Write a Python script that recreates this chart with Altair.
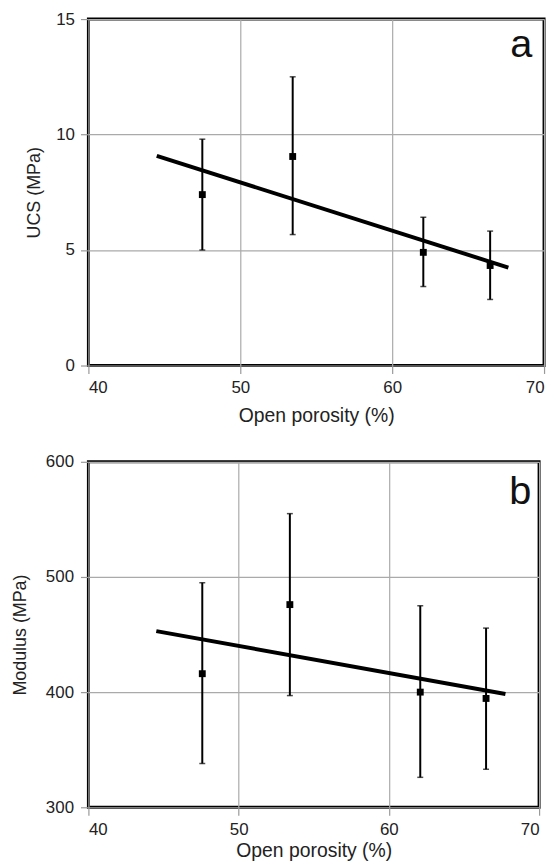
import altair as alt
import pandas as pd

# Panel a: UCS vs open porosity
por_a = [47.5, 53.45, 62.05, 66.45]
ucs = [7.4, 9.05, 4.9, 4.33]
ucs_lo = [5.0, 5.67, 3.42, 2.86]
ucs_hi = [9.8, 12.5, 6.42, 5.82]
fit_a_x = [44.5, 67.65]
fit_a_y = [9.08, 4.24]

# Panel b: Modulus vs open porosity
por_b = [47.58, 53.41, 62.09, 66.47]
modulus = [416, 476, 400, 394.5]
mod_lo = [338, 397, 326, 333]
mod_hi = [495, 555, 475, 455.6]
fit_b_x = [44.52, 67.76]
fit_b_y = [453, 398.3]

x_ticks = [40, 50, 60, 70]
ucs_ticks = [0, 5, 10, 15]
mod_ticks = [300, 400, 500, 600]

FONT = "Liberation Sans"


def panel(x, y, lo, hi, fx, fy, ydom, yticks, ytitle, letter, w, h,
          lpad, tpad, xtpad, lx, ly):
    d = pd.DataFrame({"x": x, "y": y, "lo": lo, "hi": hi})
    f = pd.DataFrame({"x": fx, "y": fy})
    xs = alt.Scale(domain=[40, 70], nice=False, zero=False)
    ys = alt.Scale(domain=ydom, nice=False, zero=False)
    xax = alt.Axis(values=x_ticks, title="Open porosity (%)", labelPadding=6,
                   titlePadding=xtpad, titleFontSize=19.5)
    yax = alt.Axis(values=yticks, title=ytitle, labelPadding=lpad, titlePadding=tpad,
                   titleFontSize=18)
    bars = alt.Chart(d).mark_rule(color="black", strokeWidth=2).encode(
        x=alt.X("x:Q", scale=xs, axis=xax),
        y=alt.Y("lo:Q", scale=ys, axis=yax),
        y2="hi:Q",
    )
    cap_hi = alt.Chart(d).mark_tick(orient="horizontal", size=6, thickness=1.5,
                                    color="black").encode(x="x:Q", y="hi:Q")
    cap_lo = alt.Chart(d).mark_tick(orient="horizontal", size=6, thickness=1.5,
                                    color="black").encode(x="x:Q", y="lo:Q")
    line = alt.Chart(f).mark_line(color="black", strokeWidth=4).encode(
        x="x:Q", y="y:Q")
    pts = alt.Chart(d).mark_square(size=48, color="black", opacity=1).encode(
        x="x:Q", y="y:Q")
    lab = alt.Chart(pd.DataFrame({"t": [letter]})).mark_text(
        fontSize=40, font=FONT, align="center", baseline="alphabetic",
        color="#111").encode(text="t:N", x=alt.value(w - lx), y=alt.value(ly))
    return alt.layer(bars, cap_hi, cap_lo, line, pts, lab).properties(width=w, height=h)


top = panel(por_a, ucs, ucs_lo, ucs_hi, fit_a_x, fit_a_y, [0, 15], ucs_ticks,
            "UCS (MPa)", "a", 459, 349, 6, 12, 11, 23, 38)
bottom = panel(por_b, modulus, mod_lo, mod_hi, fit_b_x, fit_b_y, [300, 600], mod_ticks,
               "Modulus (MPa)", "b", 454, 348, 7, 16, 5, 19, 42)

chart = alt.concat(top, bottom, columns=1, spacing=25, align="none").properties(
    padding={"left": 2, "top": -3, "right": 5, "bottom": 0}
).configure_view(
    stroke="black", strokeWidth=3
).configure_axis(
    domain=False,
    grid=True,
    gridColor="#aaaaaa",
    gridWidth=1.2,
    tickColor="#999999",
    tickSize=8,
    tickWidth=1.2,
    labelFont=FONT,
    labelFontSize=17,
    labelColor="#222222",
    titleFont=FONT,
    titleFontWeight="normal",
    titleColor="#222222",
)

chart.save("out.html", embed_options={"renderer": "svg", "actions": False})
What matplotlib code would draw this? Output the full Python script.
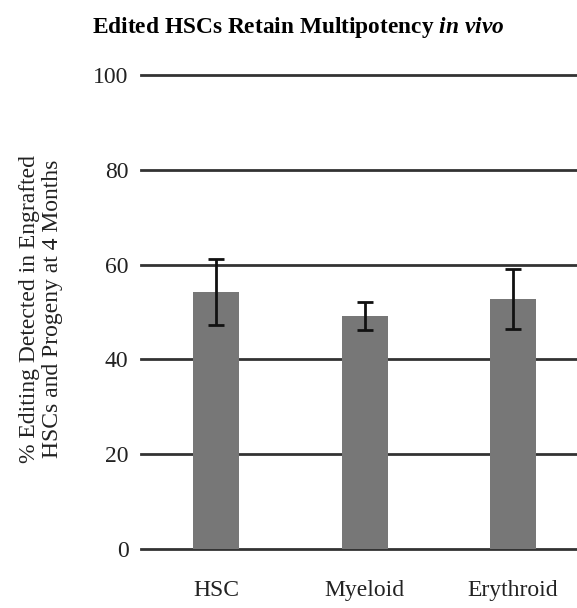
import matplotlib
matplotlib.use("Agg")
import matplotlib.pyplot as plt

categories = ["HSC", "Myeloid", "Erythroid"]
editing_pct = [54.2, 49.2, 52.7]
error_pct = [7.0, 3.0, 6.3]
y_ticks = [0, 20, 40, 60, 80, 100]

plt.rcParams['font.family'] = ['Liberation Serif', 'DejaVu Serif']
plt.rcParams['mathtext.fontset'] = 'custom'
plt.rcParams['mathtext.rm'] = 'Liberation Serif:bold'
plt.rcParams['mathtext.it'] = 'Liberation Serif:italic:bold'
plt.rcParams['mathtext.bf'] = 'Liberation Serif:bold'

fig = plt.figure(figsize=(5.77, 6.08), dpi=100)
ax = fig.add_axes([0.2444, 0.097, 0.7556, 0.7796])

x = list(range(len(categories)))
for t in y_ticks:
    ax.axhline(t, color='#333333', linewidth=2, clip_on=False, zorder=1)

ax.bar(x, editing_pct, width=0.31, color='#777777', zorder=2)
ax.errorbar(x, editing_pct, yerr=error_pct, fmt='none', ecolor='#111111',
            elinewidth=2, capsize=6, capthick=2, zorder=3)

ax.set_xlim(-0.505, 2.43)
ax.set_ylim(0, 100)
ax.set_yticks(y_ticks)
ax.set_xticks(x)
ax.set_xticklabels(categories)
ax.tick_params(axis='both', length=0, labelsize=17, labelcolor='#222222')
ax.tick_params(axis='y', pad=9)
ax.tick_params(axis='x', pad=22)
for s in ax.spines.values():
    s.set_visible(False)

ax.set_ylabel("% Editing Detected in Engrafted\nHSCs and Progeny at 4 Months",
              fontsize=17, color='#222222', linespacing=1.1)
ax.yaxis.set_label_coords(-0.179, 0.506)

fig.text(0.516, 0.955, "Edited HSCs Retain Multipotency $\\mathit{in\\ vivo}$",
         ha='center', va='center', fontsize=16.8, fontweight='bold')

fig.savefig("out.png", dpi=100)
◆ ◆ ◆ ◆ ◆ ◆ ◆
Aim of the exercise: Extract, word for word, every line from the one containing "What matplotlib code" to the end of the data above, both ends included, and leave out the pictures.

Problem solution:
What matplotlib code would draw this? Output the full Python script.
import matplotlib
matplotlib.use("Agg")
import matplotlib.pyplot as plt

categories = ["HSC", "Myeloid", "Erythroid"]
editing_pct = [54.2, 49.2, 52.7]
error_pct = [7.0, 3.0, 6.3]
y_ticks = [0, 20, 40, 60, 80, 100]

plt.rcParams['font.family'] = ['Liberation Serif', 'DejaVu Serif']
plt.rcParams['mathtext.fontset'] = 'custom'
plt.rcParams['mathtext.rm'] = 'Liberation Serif:bold'
plt.rcParams['mathtext.it'] = 'Liberation Serif:italic:bold'
plt.rcParams['mathtext.bf'] = 'Liberation Serif:bold'

fig = plt.figure(figsize=(5.77, 6.08), dpi=100)
ax = fig.add_axes([0.2444, 0.097, 0.7556, 0.7796])

x = list(range(len(categories)))
for t in y_ticks:
    ax.axhline(t, color='#333333', linewidth=2, clip_on=False, zorder=1)

ax.bar(x, editing_pct, width=0.31, color='#777777', zorder=2)
ax.errorbar(x, editing_pct, yerr=error_pct, fmt='none', ecolor='#111111',
            elinewidth=2, capsize=6, capthick=2, zorder=3)

ax.set_xlim(-0.505, 2.43)
ax.set_ylim(0, 100)
ax.set_yticks(y_ticks)
ax.set_xticks(x)
ax.set_xticklabels(categories)
ax.tick_params(axis='both', length=0, labelsize=17, labelcolor='#222222')
ax.tick_params(axis='y', pad=9)
ax.tick_params(axis='x', pad=22)
for s in ax.spines.values():
    s.set_visible(False)

ax.set_ylabel("% Editing Detected in Engrafted\nHSCs and Progeny at 4 Months",
              fontsize=17, color='#222222', linespacing=1.1)
ax.yaxis.set_label_coords(-0.179, 0.506)

fig.text(0.516, 0.955, "Edited HSCs Retain Multipotency $\\mathit{in\\ vivo}$",
         ha='center', va='center', fontsize=16.8, fontweight='bold')

fig.savefig("out.png", dpi=100)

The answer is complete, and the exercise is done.